Written exercise: Your task is to copy the listing exactly. Drop any pictures from the copy.

Data extract:

====

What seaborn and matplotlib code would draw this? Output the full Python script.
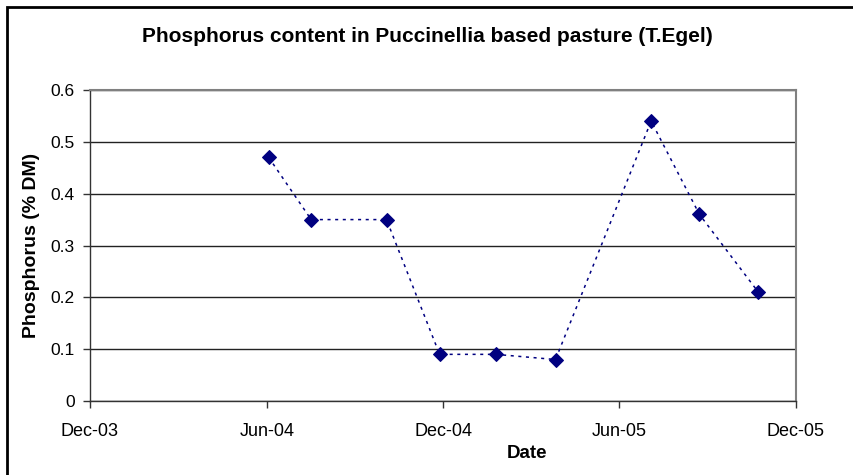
import seaborn as sns
import matplotlib.pyplot as plt
import matplotlib.dates as mdates
from matplotlib.patches import Rectangle
import pandas as pd

# Данные
dates = ['2004-06-03', '2004-07-17', '2004-10-03', '2004-11-27', '2005-01-24',
         '2005-03-27', '2005-07-04', '2005-08-23', '2005-10-23']
phosphorus = [0.47, 0.35, 0.35, 0.09, 0.09, 0.08, 0.54, 0.36, 0.21]
y_ticks = [0, 0.1, 0.2, 0.3, 0.4, 0.5, 0.6]

sns.set_style('white')
plt.rcParams['font.family'] = ['Liberation Sans', 'DejaVu Sans']
plt.rcParams['text.color'] = 'black'
plt.rcParams['axes.labelcolor'] = 'black'
plt.rcParams['xtick.color'] = 'black'
plt.rcParams['ytick.color'] = 'black'

df = pd.DataFrame({'Date': pd.to_datetime(dates), 'Phosphorus': phosphorus})

fig = plt.figure(figsize=(8.54, 4.75), dpi=100)
ax = fig.add_axes([90 / 854, 1 - 401 / 475, (796 - 90) / 854, (401 - 90) / 475])

sns.lineplot(data=df, x='Date', y='Phosphorus', ax=ax, color='#000080',
             linewidth=1.1, linestyle=(0, (2, 3)), marker='D', markersize=7,
             markeredgecolor='#000080', markerfacecolor='#000080')

ax.set_xlim(pd.Timestamp('2003-12-01'), pd.Timestamp('2005-12-01'))
ax.xaxis.set_major_locator(mdates.MonthLocator(bymonth=[6, 12]))
ax.xaxis.set_major_formatter(mdates.DateFormatter('%b-%y'))
ax.set_ylim(0, 0.6)
ax.set_yticks(y_ticks)
ax.set_yticklabels(['0'] + [f'{v:.1f}' for v in y_ticks[1:]])
ax.grid(axis='y', color='#222222', linewidth=1)
ax.set_axisbelow(True)

for side in ['top', 'right']:
    ax.spines[side].set_color('#808080')
    ax.spines[side].set_linewidth(1.5)
for side in ['left', 'bottom']:
    ax.spines[side].set_color('#333333')
    ax.spines[side].set_linewidth(1)

ax.tick_params(axis='both', direction='out', length=5, width=1, color='#333333',
               labelsize=12.5, bottom=True, left=True)
ax.tick_params(axis='x', labelsize=13, pad=11)
ax.tick_params(axis='y', pad=6)

ax.set_xlabel('Date', fontsize=13.5, fontweight='bold', va='center')
ax.xaxis.set_label_coords((527 - 90) / 706, (401 - 454) / 311)
ax.set_ylabel('Phosphorus (% DM)', fontsize=14, fontweight='bold', va='center')
ax.yaxis.set_label_coords((31 - 90) / 706, 0.5)
fig.text(0.5, 1 - 37 / 475, 'Phosphorus content in Puccinellia based pasture (T.Egel)',
         ha='center', va='center', fontsize=15, fontweight='bold')

# Рамка вокруг всей диаграммы
fig.patches.append(Rectangle((7 / 854, -0.05), 1.0, 1 - 7 / 475 + 0.05,
                             transform=fig.transFigure, fill=False,
                             edgecolor='black', linewidth=2, clip_on=False))

fig.savefig('out.png', dpi=100)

====

Written answer:
What seaborn and matplotlib code would draw this? Output the full Python script.
import seaborn as sns
import matplotlib.pyplot as plt
import matplotlib.dates as mdates
from matplotlib.patches import Rectangle
import pandas as pd

# Данные
dates = ['2004-06-03', '2004-07-17', '2004-10-03', '2004-11-27', '2005-01-24',
         '2005-03-27', '2005-07-04', '2005-08-23', '2005-10-23']
phosphorus = [0.47, 0.35, 0.35, 0.09, 0.09, 0.08, 0.54, 0.36, 0.21]
y_ticks = [0, 0.1, 0.2, 0.3, 0.4, 0.5, 0.6]

sns.set_style('white')
plt.rcParams['font.family'] = ['Liberation Sans', 'DejaVu Sans']
plt.rcParams['text.color'] = 'black'
plt.rcParams['axes.labelcolor'] = 'black'
plt.rcParams['xtick.color'] = 'black'
plt.rcParams['ytick.color'] = 'black'

df = pd.DataFrame({'Date': pd.to_datetime(dates), 'Phosphorus': phosphorus})

fig = plt.figure(figsize=(8.54, 4.75), dpi=100)
ax = fig.add_axes([90 / 854, 1 - 401 / 475, (796 - 90) / 854, (401 - 90) / 475])

sns.lineplot(data=df, x='Date', y='Phosphorus', ax=ax, color='#000080',
             linewidth=1.1, linestyle=(0, (2, 3)), marker='D', markersize=7,
             markeredgecolor='#000080', markerfacecolor='#000080')

ax.set_xlim(pd.Timestamp('2003-12-01'), pd.Timestamp('2005-12-01'))
ax.xaxis.set_major_locator(mdates.MonthLocator(bymonth=[6, 12]))
ax.xaxis.set_major_formatter(mdates.DateFormatter('%b-%y'))
ax.set_ylim(0, 0.6)
ax.set_yticks(y_ticks)
ax.set_yticklabels(['0'] + [f'{v:.1f}' for v in y_ticks[1:]])
ax.grid(axis='y', color='#222222', linewidth=1)
ax.set_axisbelow(True)

for side in ['top', 'right']:
    ax.spines[side].set_color('#808080')
    ax.spines[side].set_linewidth(1.5)
for side in ['left', 'bottom']:
    ax.spines[side].set_color('#333333')
    ax.spines[side].set_linewidth(1)

ax.tick_params(axis='both', direction='out', length=5, width=1, color='#333333',
               labelsize=12.5, bottom=True, left=True)
ax.tick_params(axis='x', labelsize=13, pad=11)
ax.tick_params(axis='y', pad=6)

ax.set_xlabel('Date', fontsize=13.5, fontweight='bold', va='center')
ax.xaxis.set_label_coords((527 - 90) / 706, (401 - 454) / 311)
ax.set_ylabel('Phosphorus (% DM)', fontsize=14, fontweight='bold', va='center')
ax.yaxis.set_label_coords((31 - 90) / 706, 0.5)
fig.text(0.5, 1 - 37 / 475, 'Phosphorus content in Puccinellia based pasture (T.Egel)',
         ha='center', va='center', fontsize=15, fontweight='bold')

# Рамка вокруг всей диаграммы
fig.patches.append(Rectangle((7 / 854, -0.05), 1.0, 1 - 7 / 475 + 0.05,
                             transform=fig.transFigure, fill=False,
                             edgecolor='black', linewidth=2, clip_on=False))

fig.savefig('out.png', dpi=100)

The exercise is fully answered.